START DATASET SECTION
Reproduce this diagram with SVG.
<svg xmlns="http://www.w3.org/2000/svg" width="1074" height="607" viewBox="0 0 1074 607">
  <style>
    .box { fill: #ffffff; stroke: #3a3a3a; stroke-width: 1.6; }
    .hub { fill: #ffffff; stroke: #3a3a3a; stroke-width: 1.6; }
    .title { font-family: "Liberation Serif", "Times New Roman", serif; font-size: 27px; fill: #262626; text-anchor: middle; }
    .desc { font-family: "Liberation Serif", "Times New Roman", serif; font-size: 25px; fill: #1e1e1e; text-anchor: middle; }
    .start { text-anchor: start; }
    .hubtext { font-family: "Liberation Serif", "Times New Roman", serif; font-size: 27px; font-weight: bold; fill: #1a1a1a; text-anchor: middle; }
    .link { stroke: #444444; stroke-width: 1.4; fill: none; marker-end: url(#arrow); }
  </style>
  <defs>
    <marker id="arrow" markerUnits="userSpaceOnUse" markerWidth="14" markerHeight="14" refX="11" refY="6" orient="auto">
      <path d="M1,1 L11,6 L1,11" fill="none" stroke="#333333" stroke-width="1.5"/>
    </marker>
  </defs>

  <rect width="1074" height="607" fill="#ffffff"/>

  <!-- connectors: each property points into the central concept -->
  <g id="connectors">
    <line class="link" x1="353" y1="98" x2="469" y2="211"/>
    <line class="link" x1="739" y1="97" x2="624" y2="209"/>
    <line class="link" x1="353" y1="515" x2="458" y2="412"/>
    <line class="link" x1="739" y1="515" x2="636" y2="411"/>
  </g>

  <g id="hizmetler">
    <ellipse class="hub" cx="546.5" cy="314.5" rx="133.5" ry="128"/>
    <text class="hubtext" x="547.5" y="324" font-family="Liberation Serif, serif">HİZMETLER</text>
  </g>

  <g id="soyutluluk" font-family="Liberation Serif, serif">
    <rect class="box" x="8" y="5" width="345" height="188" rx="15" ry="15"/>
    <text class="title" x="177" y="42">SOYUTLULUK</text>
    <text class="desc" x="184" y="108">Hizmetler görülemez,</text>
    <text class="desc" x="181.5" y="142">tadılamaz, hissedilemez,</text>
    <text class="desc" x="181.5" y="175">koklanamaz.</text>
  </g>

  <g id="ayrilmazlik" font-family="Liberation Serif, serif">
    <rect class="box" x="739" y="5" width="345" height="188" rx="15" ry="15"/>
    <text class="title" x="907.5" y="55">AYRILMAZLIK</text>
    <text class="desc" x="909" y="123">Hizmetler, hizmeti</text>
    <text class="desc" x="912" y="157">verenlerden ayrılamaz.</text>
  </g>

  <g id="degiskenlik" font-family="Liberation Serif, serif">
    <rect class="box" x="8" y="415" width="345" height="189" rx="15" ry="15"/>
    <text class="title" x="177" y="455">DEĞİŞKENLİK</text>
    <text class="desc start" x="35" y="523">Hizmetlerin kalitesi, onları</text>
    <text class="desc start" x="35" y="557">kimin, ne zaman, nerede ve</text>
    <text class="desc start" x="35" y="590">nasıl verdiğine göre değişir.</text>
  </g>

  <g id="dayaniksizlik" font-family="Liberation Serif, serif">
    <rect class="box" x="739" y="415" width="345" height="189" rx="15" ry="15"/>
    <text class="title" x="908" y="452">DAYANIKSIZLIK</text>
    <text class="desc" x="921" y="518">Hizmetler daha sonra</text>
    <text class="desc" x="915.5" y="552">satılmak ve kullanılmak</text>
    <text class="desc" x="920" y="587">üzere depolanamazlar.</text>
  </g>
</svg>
END DATASET SECTION
**TASK DIRECTIONS:**
From the data above, extract every line in its exact form.

**FINISHED ANSWER:**
Reproduce this diagram with SVG.
<svg xmlns="http://www.w3.org/2000/svg" width="1074" height="607" viewBox="0 0 1074 607">
  <style>
    .box { fill: #ffffff; stroke: #3a3a3a; stroke-width: 1.6; }
    .hub { fill: #ffffff; stroke: #3a3a3a; stroke-width: 1.6; }
    .title { font-family: "Liberation Serif", "Times New Roman", serif; font-size: 27px; fill: #262626; text-anchor: middle; }
    .desc { font-family: "Liberation Serif", "Times New Roman", serif; font-size: 25px; fill: #1e1e1e; text-anchor: middle; }
    .start { text-anchor: start; }
    .hubtext { font-family: "Liberation Serif", "Times New Roman", serif; font-size: 27px; font-weight: bold; fill: #1a1a1a; text-anchor: middle; }
    .link { stroke: #444444; stroke-width: 1.4; fill: none; marker-end: url(#arrow); }
  </style>
  <defs>
    <marker id="arrow" markerUnits="userSpaceOnUse" markerWidth="14" markerHeight="14" refX="11" refY="6" orient="auto">
      <path d="M1,1 L11,6 L1,11" fill="none" stroke="#333333" stroke-width="1.5"/>
    </marker>
  </defs>

  <rect width="1074" height="607" fill="#ffffff"/>

  <!-- connectors: each property points into the central concept -->
  <g id="connectors">
    <line class="link" x1="353" y1="98" x2="469" y2="211"/>
    <line class="link" x1="739" y1="97" x2="624" y2="209"/>
    <line class="link" x1="353" y1="515" x2="458" y2="412"/>
    <line class="link" x1="739" y1="515" x2="636" y2="411"/>
  </g>

  <g id="hizmetler">
    <ellipse class="hub" cx="546.5" cy="314.5" rx="133.5" ry="128"/>
    <text class="hubtext" x="547.5" y="324" font-family="Liberation Serif, serif">HİZMETLER</text>
  </g>

  <g id="soyutluluk" font-family="Liberation Serif, serif">
    <rect class="box" x="8" y="5" width="345" height="188" rx="15" ry="15"/>
    <text class="title" x="177" y="42">SOYUTLULUK</text>
    <text class="desc" x="184" y="108">Hizmetler görülemez,</text>
    <text class="desc" x="181.5" y="142">tadılamaz, hissedilemez,</text>
    <text class="desc" x="181.5" y="175">koklanamaz.</text>
  </g>

  <g id="ayrilmazlik" font-family="Liberation Serif, serif">
    <rect class="box" x="739" y="5" width="345" height="188" rx="15" ry="15"/>
    <text class="title" x="907.5" y="55">AYRILMAZLIK</text>
    <text class="desc" x="909" y="123">Hizmetler, hizmeti</text>
    <text class="desc" x="912" y="157">verenlerden ayrılamaz.</text>
  </g>

  <g id="degiskenlik" font-family="Liberation Serif, serif">
    <rect class="box" x="8" y="415" width="345" height="189" rx="15" ry="15"/>
    <text class="title" x="177" y="455">DEĞİŞKENLİK</text>
    <text class="desc start" x="35" y="523">Hizmetlerin kalitesi, onları</text>
    <text class="desc start" x="35" y="557">kimin, ne zaman, nerede ve</text>
    <text class="desc start" x="35" y="590">nasıl verdiğine göre değişir.</text>
  </g>

  <g id="dayaniksizlik" font-family="Liberation Serif, serif">
    <rect class="box" x="739" y="415" width="345" height="189" rx="15" ry="15"/>
    <text class="title" x="908" y="452">DAYANIKSIZLIK</text>
    <text class="desc" x="921" y="518">Hizmetler daha sonra</text>
    <text class="desc" x="915.5" y="552">satılmak ve kullanılmak</text>
    <text class="desc" x="920" y="587">üzere depolanamazlar.</text>
  </g>
</svg>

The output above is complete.